In the remainder of this section, we describe how authentication works within the Open Data Hub, because this information might be of interest to user that might become app developers for the Open Data Hub team; further information about how to use authentication can be found in the dedicated howto.
There are currently two different authentication methods available:
- The Token-based Authentication, defined in RFC 6750, requires that anyone who wants to access resources supply a valid username and password and becomes a Bearer Token that must be used to access the data. After the token expires, a new one must be obtained. This type of authentication is used for the datasets in the tourism domain.

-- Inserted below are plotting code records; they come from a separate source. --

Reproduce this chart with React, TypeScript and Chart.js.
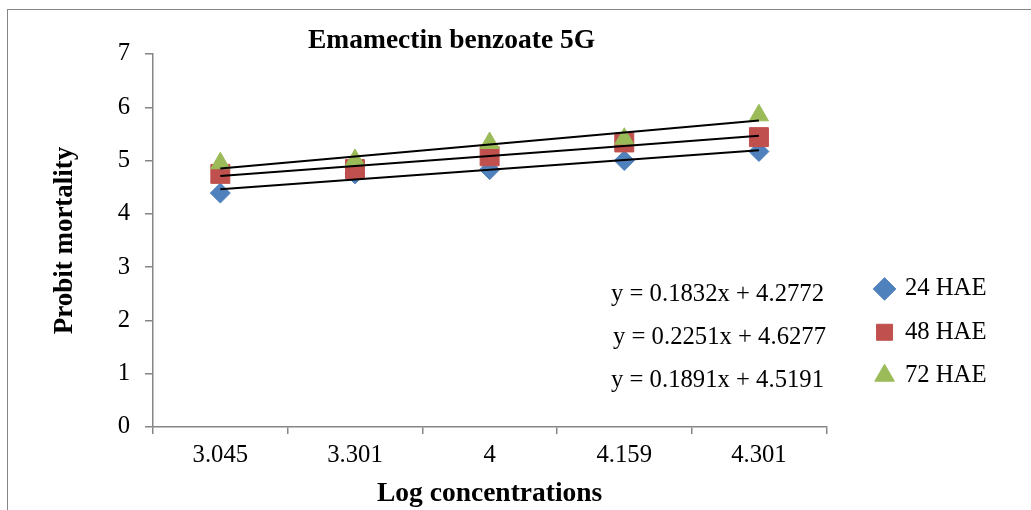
import React, { useEffect, useRef } from 'react';
import { Chart, registerables } from 'chart.js';

Chart.register(...registerables);

// ---- data ----
const categories = ['3.045', '3.301', '4', '4.159', '4.301'];
const hae24 = [4.39, 4.75, 4.83, 5.0, 5.17];
const hae48 = [4.75, 4.84, 5.08, 5.34, 5.44];
const hae72 = [4.95, 5.01, 5.33, 5.41, 5.85];
const seriesNames = ['24 HAE', '48 HAE', '72 HAE'];
// linear trend lines (y = slope * x + intercept, x = 1..5)
const trendSlopes = [0.1832, 0.1891, 0.2251];
const trendIntercepts = [4.2772, 4.5191, 4.6277];
const equationLabels = [
  'y = 0.1832x + 4.2772',
  'y = 0.2251x + 4.6277',
  'y = 0.1891x + 4.5191',
];
const yTicks = [0, 1, 2, 3, 4, 5, 6, 7];
const chartTitle = 'Emamectin benzoate 5G';
const xTitle = 'Log concentrations';
const yTitle = 'Probit mortality';

// ---- styles ----
const FONT = "'Liberation Serif', 'Times New Roman', serif";
const AXIS_GRAY = '#868686';
const colors = ['#4F81BD', '#C0504D', '#9BBB59'];
const pointStyles = ['rectRot', 'rect', 'triangle'];
const pointRadii = [10, 13.4, 11];
const eqX = [611, 613, 611];
const eqY = [300.5, 344, 386.5];

const textPlugin = {
  id: 'annotText',
  afterDraw(chart: any) {
    const ctx = chart.ctx as CanvasRenderingContext2D;
    ctx.save();
    ctx.fillStyle = '#000';
    ctx.textBaseline = 'alphabetic';
    ctx.textAlign = 'left';
    ctx.font = `bold 27.5px ${FONT}`;
    ctx.fillText(chartTitle, 308, 48.3);
    ctx.font = `24.7px ${FONT}`;
    equationLabels.forEach((t, i) => ctx.fillText(t, eqX[i], eqY[i]));
    ctx.restore();
  },
};

export default function App() {
  const canvasRef = useRef<HTMLCanvasElement | null>(null);

  useEffect(() => {
    if (!canvasRef.current) return;
    const seriesData = [hae24, hae48, hae72];

    const scatterSets = seriesData.map((d, i) => ({
      type: 'line' as const,
      label: seriesNames[i],
      data: d,
      showLine: false,
      pointStyle: pointStyles[i],
      pointRadius: pointRadii[i],
      pointHoverRadius: pointRadii[i],
      pointBackgroundColor: colors[i],
      pointBorderColor: colors[i],
      pointBorderWidth: 1,
      backgroundColor: colors[i],
      borderColor: colors[i],
      order: 3 - i,
    }));

    const trendSets = seriesData.map((_, i) => ({
      type: 'line' as const,
      label: 'trend ' + seriesNames[i],
      data: categories.map((__, k) => trendIntercepts[i] + trendSlopes[i] * (k + 1)),
      borderColor: '#000000',
      borderWidth: 2,
      pointRadius: 0,
      pointHoverRadius: 0,
      fill: false,
      tension: 0,
      order: 0,
    }));

    const chart = new Chart(canvasRef.current, {
      type: 'line',
      data: {
        labels: categories,
        datasets: [...scatterSets, ...trendSets] as any,
      },
      options: {
        animation: false,
        responsive: false,
        events: [],
        layout: { padding: { top: 54, left: 0, right: 34.5, bottom: 0 } },
        plugins: {
          title: { display: false },
          tooltip: { enabled: false },
          legend: {
            display: true,
            position: 'right',
            align: 'start',
            title: {
              display: true,
              text: '',
              padding: { top: 192, bottom: 0 },
              font: { size: 10, lineHeight: 1.2 },
            },
            labels: {
              usePointStyle: true,
              boxWidth: 16,
              boxHeight: 16,
              padding: 18.6,
              color: '#000',
              font: { family: FONT, size: 24.7 },
              filter: (item: any) => item.datasetIndex < 3,
              sort: (a: any, b: any) => a.datasetIndex - b.datasetIndex,
            },
          },
        },
        scales: {
          x: {
            type: 'category',
            offset: true,
            grid: {
              display: true,
              offset: true,
              drawOnChartArea: false,
              drawTicks: true,
              tickLength: 7,
              color: AXIS_GRAY,
              lineWidth: 1.5,
            },
            border: { display: true, color: AXIS_GRAY, width: 1.5 },
            ticks: {
              color: '#000',
              font: { family: FONT, size: 24.7 },
              padding: 7,
              maxRotation: 0,
              autoSkip: false,
            },
            title: {
              display: true,
              text: xTitle,
              color: '#000',
              font: { family: FONT, size: 27.5, weight: 'bold' },
              padding: { top: 0, bottom: 0 },
            },
            afterFit: (s: any) => {
              s.height = 83;
            },
          },
          y: {
            type: 'linear',
            position: 'left',
            min: 0,
            max: 7,
            afterBuildTicks: (s: any) => {
              s.ticks = yTicks.map((v) => ({ value: v }));
            },
            grid: {
              display: true,
              drawOnChartArea: false,
              drawTicks: true,
              tickLength: 8,
              color: AXIS_GRAY,
              lineWidth: 1.5,
            },
            border: { display: true, color: AXIS_GRAY, width: 1.5 },
            ticks: {
              color: '#000',
              font: { family: FONT, size: 24.7 },
              padding: 15,
            },
            title: {
              display: true,
              text: yTitle,
              color: '#000',
              font: { family: FONT, size: 27, weight: 'bold' },
              padding: { top: 48.8, bottom: 0 },
            },
            afterFit: (s: any) => {
              s.width = 153;
            },
          },
          yGap: {
            type: 'linear',
            position: 'right',
            display: true,
            min: 0,
            max: 1,
            grid: { display: false },
            border: { display: false },
            ticks: { display: false },
            afterFit: (s: any) => {
              s.width = 31.7;
            },
          },
        },
      } as any,
      plugins: [textPlugin],
    });

    return () => chart.destroy();
  }, []);

  return (
    <div
      style={{
        position: 'fixed',
        left: 0,
        top: 0,
        width: 1031,
        height: 510,
        background: '#ffffff',
        overflow: 'hidden',
      }}
    >
      <canvas ref={canvasRef} width={1031} height={510} style={{ display: 'block' }} />
      <div
        style={{
          position: 'absolute',
          left: 7,
          top: 9,
          width: 1030,
          height: 510,
          borderLeft: `1px solid ${AXIS_GRAY}`,
          borderTop: `1px solid ${AXIS_GRAY}`,
          boxSizing: 'border-box',
          pointerEvents: 'none',
        }}
      />
    </div>
  );
}
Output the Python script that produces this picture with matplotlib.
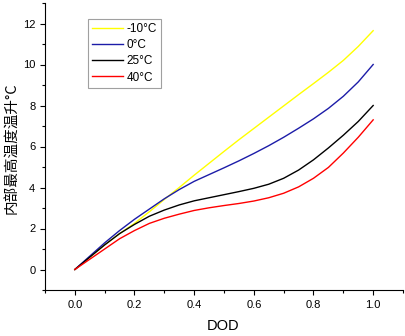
import matplotlib
matplotlib.use("Agg")
import matplotlib.pyplot as plt
from matplotlib.ticker import MultipleLocator

dod = [0.0, 0.05, 0.1, 0.15, 0.2, 0.25, 0.3, 0.35, 0.4, 0.45, 0.5,
       0.55, 0.6, 0.65, 0.7, 0.75, 0.8, 0.85, 0.9, 0.95, 1.0]
t_m10 = [0, 0.6, 1.2, 1.75, 2.25, 2.82, 3.42, 4.0, 4.6, 5.18, 5.76,
         6.33, 6.88, 7.43, 7.98, 8.53, 9.07, 9.62, 10.2, 10.88, 11.65]
t_0 = [0, 0.65, 1.3, 1.9, 2.45, 2.95, 3.45, 3.9, 4.3, 4.63, 4.96,
       5.3, 5.66, 6.04, 6.45, 6.89, 7.35, 7.86, 8.45, 9.15, 10.0]
t_25 = [0, 0.6, 1.2, 1.75, 2.2, 2.6, 2.9, 3.15, 3.35, 3.5, 3.65,
        3.8, 3.96, 4.16, 4.45, 4.85, 5.35, 5.93, 6.55, 7.22, 8.0]
t_40 = [0, 0.5, 1.0, 1.5, 1.9, 2.25, 2.5, 2.7, 2.88, 3.01, 3.12,
        3.22, 3.34, 3.5, 3.72, 4.03, 4.45, 4.98, 5.68, 6.45, 7.3]

labels = ["-10°C", "0°C", "25°C", "40°C"]
series = [t_m10, t_0, t_25, t_40]
colors = ["#FFFF00", "#1C1CA8", "#000000", "#FF0000"]

plt.rcParams['font.family'] = ['Liberation Sans', 'DejaVu Sans']

fig = plt.figure(figsize=(4.06, 3.36), dpi=100)
ax = fig.add_axes([45/406, 1-290/336, (403-45)/406, (290-3)/336])

for y, lab, c in zip(series, labels, colors):
    ax.plot(dod, y, color=c, lw=1.0, label=lab)

ax.set_xlim(-0.1, 1.1)
ax.set_ylim(-1, 13)
ax.xaxis.set_major_locator(MultipleLocator(0.2))
ax.xaxis.set_minor_locator(MultipleLocator(0.1))
ax.yaxis.set_major_locator(MultipleLocator(2))
ax.yaxis.set_minor_locator(MultipleLocator(1))
ax.xaxis.set_major_formatter(matplotlib.ticker.FormatStrFormatter('%.1f'))
ax.spines['top'].set_visible(False)
ax.spines['right'].set_visible(False)
ax.tick_params(which='major', direction='out', length=3.5, width=0.8, labelsize=8)
ax.tick_params(which='minor', direction='out', length=2, width=0.8)

fig.text(223/406, 1-326/336, "DOD", fontsize=10.5, ha='center', va='center')
fig.text(12/406, 1-148/336, "内部最高温度温升°C", fontsize=10.5,
         family=['Noto Sans CJK SC', 'DejaVu Sans'], rotation=90,
         ha='center', va='center')

leg = ax.legend(loc='upper left', bbox_to_anchor=((88-45)/358, (290-19)/287),
                fontsize=8.5, frameon=True, fancybox=False, handlelength=2.6,
                handletextpad=0.3, labelspacing=0.35, borderpad=0.35,
                borderaxespad=0)
leg.get_frame().set_edgecolor('#888888')
leg.get_frame().set_linewidth(0.8)

fig.savefig("out.png", dpi=100)
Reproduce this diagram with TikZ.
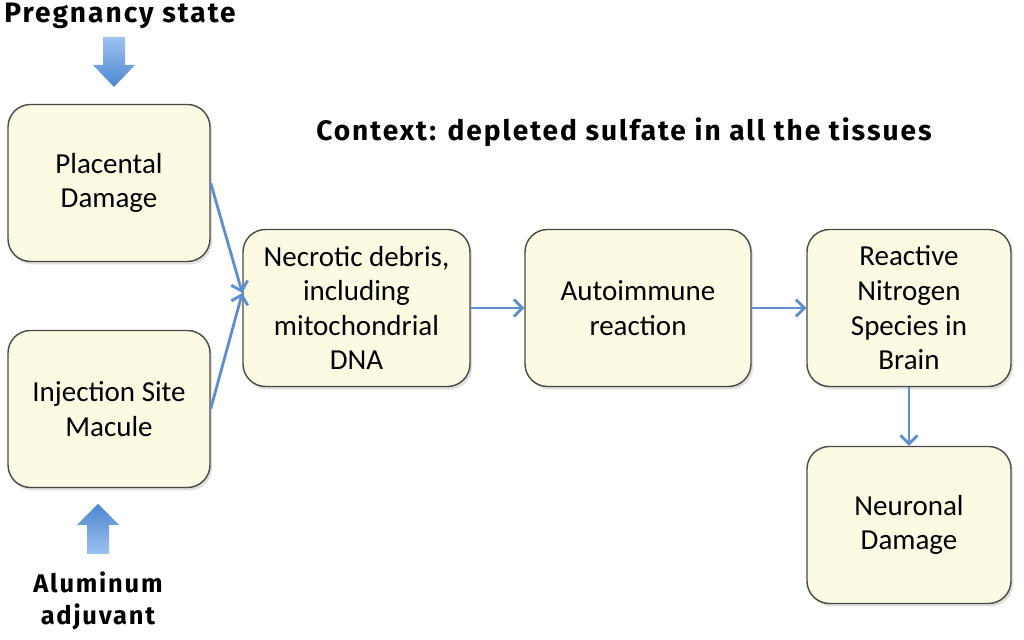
\documentclass[tikz,border=0pt]{standalone}
\usepackage{fontspec}
\setmainfont{Carlito}
\newfontfamily\handfont[LetterSpace=7]{Fira Sans}
\usetikzlibrary{arrows.meta,positioning,shadows}
\definecolor{boxfill}{HTML}{FCFAE3}
\definecolor{boxline}{HTML}{4A4A44}
\definecolor{linkblue}{HTML}{5B8FD0}
\definecolor{blocklight}{HTML}{9CC3EF}
\definecolor{blockdark}{HTML}{4C87D2}

\begin{document}
\begin{tikzpicture}
[box/.style={rectangle,rounded corners=0.45cm,draw=boxline,line width=0.8pt,fill=boxfill,
  minimum width=4.04cm,minimum height=3.14cm,align=center,font=\fontsize{16.5}{19.7}\selectfont,
  drop shadow={shadow xshift=0.04cm,shadow yshift=-0.06cm,opacity=0.25}},
 link/.style={draw=linkblue,line width=1.6pt,-{Straight Barb[length=1.7mm,width=3.4mm,line width=1.6pt]}},
 hand/.style={font=\handfont\bfseries\fontsize{16}{18.2}\selectfont,align=center}]
\useasboundingbox (0,0) rectangle (20.48,12.8);

\node[box] (placental) at (2.18,9.14) {Placental\\Damage};
\node[box] (injection) at (2.18,4.62) {Injection Site\\Macule};
\node[box,minimum width=4.54cm] (debris) at (7.13,6.64) {Necrotic debris,\\including\\mitochondrial\\DNA};
\node[box,minimum width=4.52cm] (autoimmune) at (12.76,6.64) {Autoimmune\\reaction};
\node[box,minimum width=4.08cm] (nitrogen) at (18.18,6.64) {Reactive\\Nitrogen\\Species in\\Brain};
\node[box,minimum width=4.08cm] (neuronal) at (18.18,2.30) {Neuronal\\Damage};

\node[hand] (pregnancy) at (2.40,12.48) {Pregnancy state};
\node[hand,font=\handfont\bfseries\fontsize{14.5}{18.2}\selectfont] (aluminum) at (1.96,0.78) {Aluminum\\adjuvant};
\node[hand] (context) at (12.48,10.16) {Context: depleted sulfate in all the tissues};

% block arrows
\coordinate (pregtip) at (2.28,11.06);
\coordinate (alutip) at (1.96,2.72);
\shade[top color=blocklight,bottom color=blockdark]
  (pregtip) -- ++(-0.42,0.44) -- ++(0.2,0) -- ++(0,0.56) -- ++(0.44,0) -- ++(0,-0.56) -- ++(0.2,0) -- cycle;
\shade[top color=blockdark,bottom color=blocklight]
  (alutip) -- ++(-0.42,-0.42) -- ++(0.2,0) -- ++(0,-0.58) -- ++(0.44,0) -- ++(0,0.58) -- ++(0.2,0) -- cycle;

\draw [link] (placental.east) -- ([yshift=0.3cm]debris.west);
\draw [link] (injection.east) -- ([yshift=0.3cm]debris.west);
\draw [link] (debris) -- (autoimmune);
\draw [link] (autoimmune) -- (nitrogen);
\draw [link] (nitrogen) -- (neuronal);
\end{tikzpicture}
\end{document}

- The OAuth2 Authentication follows the RFC 6749 and is used for all the datasets in the mobility domain.
For those not familiar with the OAuth2 mechanism, here is a quick description of the client-server interaction:
The client requests the permission to access restricted resources to the authorisation server.
The authorisation server replies with a refresh token and an access token. The access token contains an expire date.
The access token can now be used to access protected resources on the resource server. To be able to use the access token, add it as a Bearer token in the Authorization header of the HTTP call. Bearer is a means to use tokens in HTTP transactions. The complete specification can be found in RFC 6750.
If the access token has expired, you’ll get a HTTP
401 Unauthorizedresponse. In this case you need to request a new access-token, passing your refresh token in the Authorization header as Bearer token. As an example, in Open Data Hub datasets Bearer tokens can be inserted in a curl call like follows:
curl -X GET "$HTTP_URL_WITH_GET_PARAMETERS" -H "accept: */*" -H "Authorization: Bearer $TOKEN"
Here, $HTTP_URL_WITH_GET_PARAMETERS is the URL containing the API call and “$TOKEN” is the string of the token.